╭─ Records shown
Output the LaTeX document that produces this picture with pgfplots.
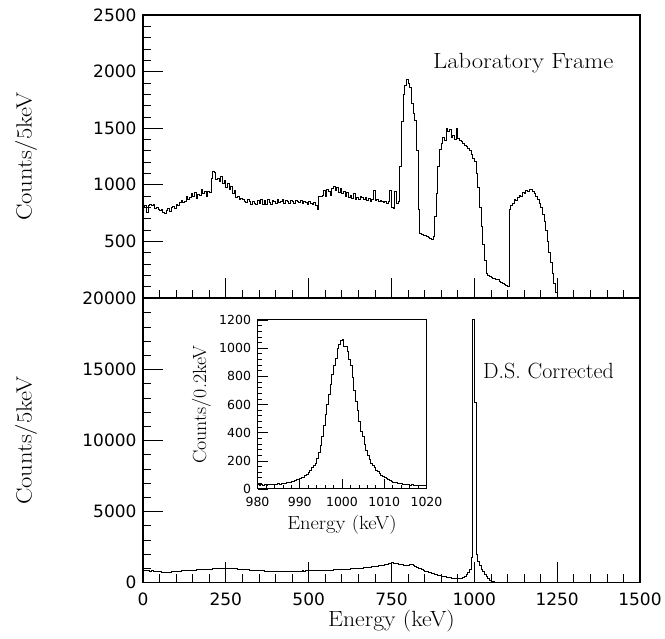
╰─
╭─ Records shown
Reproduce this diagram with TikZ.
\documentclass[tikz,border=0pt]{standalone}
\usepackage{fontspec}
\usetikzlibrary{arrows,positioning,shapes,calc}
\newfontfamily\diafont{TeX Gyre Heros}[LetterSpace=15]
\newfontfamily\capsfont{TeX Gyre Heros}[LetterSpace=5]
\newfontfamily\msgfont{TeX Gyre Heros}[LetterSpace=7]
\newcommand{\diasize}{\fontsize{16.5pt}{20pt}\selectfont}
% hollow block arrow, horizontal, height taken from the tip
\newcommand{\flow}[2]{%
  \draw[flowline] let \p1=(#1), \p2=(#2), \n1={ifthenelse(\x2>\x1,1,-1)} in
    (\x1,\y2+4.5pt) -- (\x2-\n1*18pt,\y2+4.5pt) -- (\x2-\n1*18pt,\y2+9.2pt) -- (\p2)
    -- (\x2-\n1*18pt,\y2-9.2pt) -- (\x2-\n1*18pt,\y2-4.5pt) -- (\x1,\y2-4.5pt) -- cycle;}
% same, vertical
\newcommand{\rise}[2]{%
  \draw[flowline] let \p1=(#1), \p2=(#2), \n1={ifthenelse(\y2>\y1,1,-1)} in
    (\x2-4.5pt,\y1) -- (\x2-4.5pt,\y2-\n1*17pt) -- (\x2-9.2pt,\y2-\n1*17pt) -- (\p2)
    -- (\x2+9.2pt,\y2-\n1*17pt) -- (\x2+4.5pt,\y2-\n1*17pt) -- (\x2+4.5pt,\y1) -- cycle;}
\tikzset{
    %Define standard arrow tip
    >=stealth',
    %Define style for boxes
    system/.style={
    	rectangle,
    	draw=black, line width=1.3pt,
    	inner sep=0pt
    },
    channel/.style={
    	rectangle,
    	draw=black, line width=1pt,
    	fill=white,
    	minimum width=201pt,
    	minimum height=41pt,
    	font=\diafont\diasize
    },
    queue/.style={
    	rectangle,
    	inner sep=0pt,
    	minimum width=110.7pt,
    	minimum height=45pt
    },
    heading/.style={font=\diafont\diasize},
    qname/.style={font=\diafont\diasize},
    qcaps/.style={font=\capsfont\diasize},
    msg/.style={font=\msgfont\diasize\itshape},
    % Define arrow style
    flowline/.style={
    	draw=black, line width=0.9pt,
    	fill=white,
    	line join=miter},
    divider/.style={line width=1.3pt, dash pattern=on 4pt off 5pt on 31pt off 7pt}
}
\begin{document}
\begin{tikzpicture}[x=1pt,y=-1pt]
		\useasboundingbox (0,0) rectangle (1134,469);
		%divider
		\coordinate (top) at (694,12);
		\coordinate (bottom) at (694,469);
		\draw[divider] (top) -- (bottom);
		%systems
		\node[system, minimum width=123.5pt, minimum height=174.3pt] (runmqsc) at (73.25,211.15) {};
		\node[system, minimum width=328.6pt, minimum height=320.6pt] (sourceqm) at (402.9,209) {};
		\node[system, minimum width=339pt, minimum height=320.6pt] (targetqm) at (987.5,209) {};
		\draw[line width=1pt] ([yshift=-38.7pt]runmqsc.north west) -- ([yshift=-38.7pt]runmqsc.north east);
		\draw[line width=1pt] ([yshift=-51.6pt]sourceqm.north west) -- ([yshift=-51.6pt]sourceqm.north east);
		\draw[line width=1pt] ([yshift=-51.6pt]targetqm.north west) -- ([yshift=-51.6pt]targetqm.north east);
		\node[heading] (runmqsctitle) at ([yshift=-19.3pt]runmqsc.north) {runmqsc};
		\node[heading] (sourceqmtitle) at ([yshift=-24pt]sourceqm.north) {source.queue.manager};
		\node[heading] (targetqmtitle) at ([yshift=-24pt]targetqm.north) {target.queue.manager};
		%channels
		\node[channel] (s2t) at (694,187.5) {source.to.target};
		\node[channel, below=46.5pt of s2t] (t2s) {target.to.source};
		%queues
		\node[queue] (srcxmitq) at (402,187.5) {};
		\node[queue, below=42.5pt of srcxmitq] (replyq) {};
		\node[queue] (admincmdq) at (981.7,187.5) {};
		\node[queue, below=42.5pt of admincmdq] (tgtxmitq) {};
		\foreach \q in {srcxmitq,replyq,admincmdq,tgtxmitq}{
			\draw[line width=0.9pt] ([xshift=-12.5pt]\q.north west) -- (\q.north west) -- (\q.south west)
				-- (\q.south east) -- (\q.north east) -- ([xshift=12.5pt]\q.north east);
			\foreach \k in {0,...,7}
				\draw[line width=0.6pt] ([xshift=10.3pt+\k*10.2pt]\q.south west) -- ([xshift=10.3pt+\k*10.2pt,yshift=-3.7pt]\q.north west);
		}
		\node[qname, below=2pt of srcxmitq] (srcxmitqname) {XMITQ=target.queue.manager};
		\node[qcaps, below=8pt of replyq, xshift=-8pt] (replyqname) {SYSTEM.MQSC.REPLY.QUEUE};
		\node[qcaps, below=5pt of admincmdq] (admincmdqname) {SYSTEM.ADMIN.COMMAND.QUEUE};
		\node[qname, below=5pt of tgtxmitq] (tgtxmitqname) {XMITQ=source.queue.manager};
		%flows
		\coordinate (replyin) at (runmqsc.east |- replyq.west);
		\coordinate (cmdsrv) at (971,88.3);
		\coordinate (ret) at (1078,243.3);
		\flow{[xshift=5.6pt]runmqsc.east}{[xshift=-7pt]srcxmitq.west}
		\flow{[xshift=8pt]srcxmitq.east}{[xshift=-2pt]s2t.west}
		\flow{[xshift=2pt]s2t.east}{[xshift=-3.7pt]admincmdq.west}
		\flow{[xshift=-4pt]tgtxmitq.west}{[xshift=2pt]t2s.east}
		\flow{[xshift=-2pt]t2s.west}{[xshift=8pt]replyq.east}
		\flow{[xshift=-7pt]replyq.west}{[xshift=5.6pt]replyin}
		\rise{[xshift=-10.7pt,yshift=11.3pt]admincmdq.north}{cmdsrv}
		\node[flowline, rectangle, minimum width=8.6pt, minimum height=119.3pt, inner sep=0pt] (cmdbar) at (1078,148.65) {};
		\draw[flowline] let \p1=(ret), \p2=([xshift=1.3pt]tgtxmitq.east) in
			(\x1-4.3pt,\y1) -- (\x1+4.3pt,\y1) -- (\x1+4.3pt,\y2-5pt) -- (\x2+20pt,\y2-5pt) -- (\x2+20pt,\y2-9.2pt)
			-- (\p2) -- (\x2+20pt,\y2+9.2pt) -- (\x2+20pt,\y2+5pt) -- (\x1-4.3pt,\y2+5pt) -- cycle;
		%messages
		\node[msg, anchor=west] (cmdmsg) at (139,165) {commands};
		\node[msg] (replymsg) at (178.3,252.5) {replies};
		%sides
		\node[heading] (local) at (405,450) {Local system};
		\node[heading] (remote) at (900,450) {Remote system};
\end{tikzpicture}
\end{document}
╰─
Short exercise: Identify the lines of the data that contain the word "this". Copy each of them.

Task answer:
Output the LaTeX document that produces this picture with pgfplots.
Reproduce this diagram with TikZ.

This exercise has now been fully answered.